La société Praxa y a rappelé que le déplafonnement se trouvait acquis en raison de la durée contractuelle du bail venant à expiration, et qu'elle entendait voir porter le loyer du bail renouvelé à la somme annuelle de 120 000€ hors charges et hors taxes.
La société L. Cordier faisait connaître sa réponse le 7 février 2013 en ces termes : 'vous nous faites une offre de renouvellement du bail dans les mêmes conditions que le bail mis avec un changement de loyer à 120 000 euros hors charges ce qui revient à tripler le loyer actuel. Nous acceptons le renouvellement du bail mais refusons la considérable augmentation du loyer incompatible avec une bonne exploitation dans un contexte des plus difficiles' avant de proposer un nouveau loyer au prix de 50 000€ par an représentant selon elle une augmentation de plus de 18%.
L'article L 145-12 du code de commerce prévoit que la durée du bail renouvelé est de neuf ans sauf accord des parties pour une durée plus longue.
Si la bailleresse a clairement exprimé dans le congé qu'elle a délivré son intention de voir le bail se renouveler pour une nouvelle durée de douze ans, le fait pour la locataire d'avoir pris acte dans son propre courrier que l'offre de renouvellement du bail était 'aux mêmes conditions' mais avec un changement de loyer et d'avoir répondu : ' Nous acceptons votre offre de renouvellement du bail mais refusons l'augmentation de loyer', sans faire la moindre allusion expresse dans ce courrier à la durée du nouveau bail ne saurait valoir acceptation d'un bail renouvelé pour une durée de douze ans.

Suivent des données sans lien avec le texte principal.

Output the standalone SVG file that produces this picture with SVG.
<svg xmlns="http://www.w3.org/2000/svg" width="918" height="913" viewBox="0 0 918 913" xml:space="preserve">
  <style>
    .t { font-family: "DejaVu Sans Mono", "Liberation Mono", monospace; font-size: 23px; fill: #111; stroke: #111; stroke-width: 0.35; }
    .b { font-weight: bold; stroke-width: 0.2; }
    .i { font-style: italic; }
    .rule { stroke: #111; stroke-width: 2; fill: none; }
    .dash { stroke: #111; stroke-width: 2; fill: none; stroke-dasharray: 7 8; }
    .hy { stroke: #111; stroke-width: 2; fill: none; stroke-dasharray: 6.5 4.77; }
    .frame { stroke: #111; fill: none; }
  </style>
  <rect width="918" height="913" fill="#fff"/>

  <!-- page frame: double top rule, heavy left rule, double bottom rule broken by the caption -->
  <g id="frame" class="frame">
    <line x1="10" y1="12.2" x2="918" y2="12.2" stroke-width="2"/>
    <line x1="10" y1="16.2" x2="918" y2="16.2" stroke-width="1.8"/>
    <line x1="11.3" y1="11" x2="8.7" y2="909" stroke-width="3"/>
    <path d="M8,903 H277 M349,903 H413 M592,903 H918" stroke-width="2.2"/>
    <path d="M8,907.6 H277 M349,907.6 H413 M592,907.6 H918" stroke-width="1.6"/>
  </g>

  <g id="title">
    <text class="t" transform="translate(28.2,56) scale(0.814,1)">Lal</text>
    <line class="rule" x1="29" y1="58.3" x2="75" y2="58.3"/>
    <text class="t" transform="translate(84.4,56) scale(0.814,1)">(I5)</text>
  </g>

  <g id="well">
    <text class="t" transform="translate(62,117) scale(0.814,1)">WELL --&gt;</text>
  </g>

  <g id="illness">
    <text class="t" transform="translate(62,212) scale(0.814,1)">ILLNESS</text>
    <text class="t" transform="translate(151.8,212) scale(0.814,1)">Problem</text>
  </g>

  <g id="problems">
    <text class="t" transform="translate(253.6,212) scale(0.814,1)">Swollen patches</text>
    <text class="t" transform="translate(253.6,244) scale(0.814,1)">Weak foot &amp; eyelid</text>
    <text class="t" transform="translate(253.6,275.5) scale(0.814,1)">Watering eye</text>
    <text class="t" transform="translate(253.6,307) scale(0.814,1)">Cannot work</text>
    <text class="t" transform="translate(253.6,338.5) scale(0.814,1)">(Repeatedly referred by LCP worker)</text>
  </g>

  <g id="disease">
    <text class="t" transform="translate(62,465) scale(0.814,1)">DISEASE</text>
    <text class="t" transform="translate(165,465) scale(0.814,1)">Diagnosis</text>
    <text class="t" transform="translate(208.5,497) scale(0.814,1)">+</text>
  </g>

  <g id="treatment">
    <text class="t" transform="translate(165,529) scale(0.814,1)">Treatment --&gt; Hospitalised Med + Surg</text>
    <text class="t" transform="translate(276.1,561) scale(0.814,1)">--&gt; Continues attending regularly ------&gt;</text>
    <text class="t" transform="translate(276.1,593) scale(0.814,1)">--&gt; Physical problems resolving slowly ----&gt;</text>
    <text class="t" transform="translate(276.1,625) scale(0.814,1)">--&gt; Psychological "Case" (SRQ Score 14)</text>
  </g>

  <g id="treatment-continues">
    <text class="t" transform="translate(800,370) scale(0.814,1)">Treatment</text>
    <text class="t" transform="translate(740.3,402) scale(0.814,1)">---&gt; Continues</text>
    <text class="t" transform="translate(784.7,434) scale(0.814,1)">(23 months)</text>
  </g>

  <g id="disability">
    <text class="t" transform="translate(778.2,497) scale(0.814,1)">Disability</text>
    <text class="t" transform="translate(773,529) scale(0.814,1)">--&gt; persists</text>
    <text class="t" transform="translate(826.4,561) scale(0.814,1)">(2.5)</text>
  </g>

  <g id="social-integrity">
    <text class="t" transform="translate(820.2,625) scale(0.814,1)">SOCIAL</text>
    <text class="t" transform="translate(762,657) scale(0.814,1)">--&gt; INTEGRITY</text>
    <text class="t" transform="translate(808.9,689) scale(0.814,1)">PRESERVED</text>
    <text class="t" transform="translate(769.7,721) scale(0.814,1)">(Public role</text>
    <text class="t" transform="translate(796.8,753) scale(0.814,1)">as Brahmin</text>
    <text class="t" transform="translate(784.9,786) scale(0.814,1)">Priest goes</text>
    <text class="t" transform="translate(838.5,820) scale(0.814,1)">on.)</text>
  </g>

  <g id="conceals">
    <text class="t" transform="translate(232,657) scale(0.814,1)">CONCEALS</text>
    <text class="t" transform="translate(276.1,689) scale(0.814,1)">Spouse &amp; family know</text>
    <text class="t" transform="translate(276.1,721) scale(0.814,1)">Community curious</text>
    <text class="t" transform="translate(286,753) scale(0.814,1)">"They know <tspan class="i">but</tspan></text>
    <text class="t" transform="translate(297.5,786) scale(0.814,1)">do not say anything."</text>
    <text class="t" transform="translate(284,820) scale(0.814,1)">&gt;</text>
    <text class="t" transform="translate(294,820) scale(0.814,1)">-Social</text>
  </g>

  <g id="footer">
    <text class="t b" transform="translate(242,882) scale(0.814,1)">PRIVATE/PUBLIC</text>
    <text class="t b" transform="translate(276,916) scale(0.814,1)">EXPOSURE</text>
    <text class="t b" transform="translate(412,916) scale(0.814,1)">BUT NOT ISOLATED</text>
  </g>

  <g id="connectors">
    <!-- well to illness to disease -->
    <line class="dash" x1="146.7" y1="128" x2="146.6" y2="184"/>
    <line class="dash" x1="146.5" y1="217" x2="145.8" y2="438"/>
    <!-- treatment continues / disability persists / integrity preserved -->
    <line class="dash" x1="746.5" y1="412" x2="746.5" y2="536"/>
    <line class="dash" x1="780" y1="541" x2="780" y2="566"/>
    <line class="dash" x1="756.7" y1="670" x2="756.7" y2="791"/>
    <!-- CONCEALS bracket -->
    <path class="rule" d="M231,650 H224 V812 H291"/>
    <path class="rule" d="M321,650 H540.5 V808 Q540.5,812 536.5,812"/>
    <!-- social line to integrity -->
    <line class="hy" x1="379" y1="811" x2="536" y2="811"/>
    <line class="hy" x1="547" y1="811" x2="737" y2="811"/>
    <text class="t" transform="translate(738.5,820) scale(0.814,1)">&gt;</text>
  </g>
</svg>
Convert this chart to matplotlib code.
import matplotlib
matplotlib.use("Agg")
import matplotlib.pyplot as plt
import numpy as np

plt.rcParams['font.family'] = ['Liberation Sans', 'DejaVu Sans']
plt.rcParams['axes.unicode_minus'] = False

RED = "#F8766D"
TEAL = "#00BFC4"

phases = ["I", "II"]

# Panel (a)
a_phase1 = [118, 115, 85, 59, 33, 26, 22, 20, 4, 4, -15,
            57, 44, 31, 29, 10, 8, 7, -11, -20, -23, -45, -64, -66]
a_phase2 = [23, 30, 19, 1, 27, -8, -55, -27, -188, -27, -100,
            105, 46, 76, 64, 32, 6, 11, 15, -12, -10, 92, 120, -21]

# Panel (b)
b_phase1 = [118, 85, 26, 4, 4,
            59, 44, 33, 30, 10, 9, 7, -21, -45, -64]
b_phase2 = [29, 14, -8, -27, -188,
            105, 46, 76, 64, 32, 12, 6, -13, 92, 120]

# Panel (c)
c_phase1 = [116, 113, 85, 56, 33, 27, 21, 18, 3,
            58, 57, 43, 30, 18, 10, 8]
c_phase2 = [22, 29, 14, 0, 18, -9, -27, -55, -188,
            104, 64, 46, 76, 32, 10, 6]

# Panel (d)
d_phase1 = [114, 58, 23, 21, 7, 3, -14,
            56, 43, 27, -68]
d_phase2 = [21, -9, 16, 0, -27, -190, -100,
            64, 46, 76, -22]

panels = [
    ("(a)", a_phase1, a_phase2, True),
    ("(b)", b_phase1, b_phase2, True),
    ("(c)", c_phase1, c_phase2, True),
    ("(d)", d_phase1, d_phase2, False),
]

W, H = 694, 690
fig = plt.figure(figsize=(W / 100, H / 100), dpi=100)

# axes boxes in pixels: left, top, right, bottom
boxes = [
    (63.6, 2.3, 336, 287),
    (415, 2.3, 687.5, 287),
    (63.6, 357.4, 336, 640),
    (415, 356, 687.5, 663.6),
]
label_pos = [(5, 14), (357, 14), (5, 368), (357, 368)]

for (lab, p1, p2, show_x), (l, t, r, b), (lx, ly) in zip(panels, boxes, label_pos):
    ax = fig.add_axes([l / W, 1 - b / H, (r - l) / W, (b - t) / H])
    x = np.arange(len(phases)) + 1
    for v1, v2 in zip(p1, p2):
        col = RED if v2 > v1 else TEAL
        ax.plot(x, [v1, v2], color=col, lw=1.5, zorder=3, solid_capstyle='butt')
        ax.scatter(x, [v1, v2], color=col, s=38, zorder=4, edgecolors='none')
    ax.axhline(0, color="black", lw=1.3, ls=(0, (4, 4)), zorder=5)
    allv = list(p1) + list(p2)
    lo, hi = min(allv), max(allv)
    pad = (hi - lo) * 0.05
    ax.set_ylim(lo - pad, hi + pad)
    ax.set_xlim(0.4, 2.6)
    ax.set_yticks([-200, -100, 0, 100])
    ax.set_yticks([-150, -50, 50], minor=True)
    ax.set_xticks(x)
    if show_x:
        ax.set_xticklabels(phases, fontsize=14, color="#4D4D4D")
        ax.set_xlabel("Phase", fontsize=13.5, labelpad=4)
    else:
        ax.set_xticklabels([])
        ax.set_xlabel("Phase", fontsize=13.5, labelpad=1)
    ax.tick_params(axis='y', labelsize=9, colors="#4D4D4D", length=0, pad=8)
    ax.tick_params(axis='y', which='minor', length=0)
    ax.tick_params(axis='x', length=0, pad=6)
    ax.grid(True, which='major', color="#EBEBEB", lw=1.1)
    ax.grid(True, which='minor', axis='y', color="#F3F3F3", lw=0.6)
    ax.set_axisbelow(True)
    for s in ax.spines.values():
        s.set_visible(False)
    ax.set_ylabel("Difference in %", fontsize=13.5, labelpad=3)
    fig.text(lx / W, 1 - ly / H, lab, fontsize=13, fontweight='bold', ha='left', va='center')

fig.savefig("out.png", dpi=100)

En raison des effets qui s'attachent à la fixation d'un loyer pour une durée supérieure à neuf ans, le faisant échapper à la disposition du statut des baux commerciaux relative au plafonnement , l'accord des parties pour une durée plus longue que celle prévue a minima légalement par la disposition d'ordre public de l'article L 145-12 du code de commerce ne saurait en effet se déduire du silence gardé sur ce point précis par la locataire qui s'est surtout attachée en réponse au congé à justifier sa demande de nouveau loyer.
Du reste et dans son mémoire en réponse dit complémentaire du 10 mars 2014 postérieur à la saisine du juge des loyers, la société L. Cordier a expressément demandé qu'il soit constaté qu'en application de l'article L 145-12 du code de commerce, le bail s'est renouvelé pour une durée de neuf ans.
Il s'ensuit que le juge des loyers a à bon droit estimé que le renouvellement du bail a lieu pour une durée légale de neuf ans à défaut d'accord exprès des parties pour une durée plus longue.
Il n'est aucunement démontré que le droit d'appel de la société Praxa ait dégénéré en abus et la société L. Pradier sera en conséquence déboutée de sa demande de dommages intérêts pour appel abusif.
La société Praxa sera condamnée aux dépens et paiera à la société L. Cordier une somme de 3000 euros par application de l'article 700 du code de procédure civile.
PAR CES MOTIFS :
La cour,
Statuant dans les limites de l'appel,
CONFIRME le jugement déféré,
DÉBOUTE les parties de leurs autres demandes,
CONDAMNE la société Praxa aux dépens d'appel qui seront recouvrés conformément aux dispositions de l'article 699 du code de procédure civile et la condamne à payer à la soicété L. Cordier la somme de 3000 euros par application de l'article 700 du même code.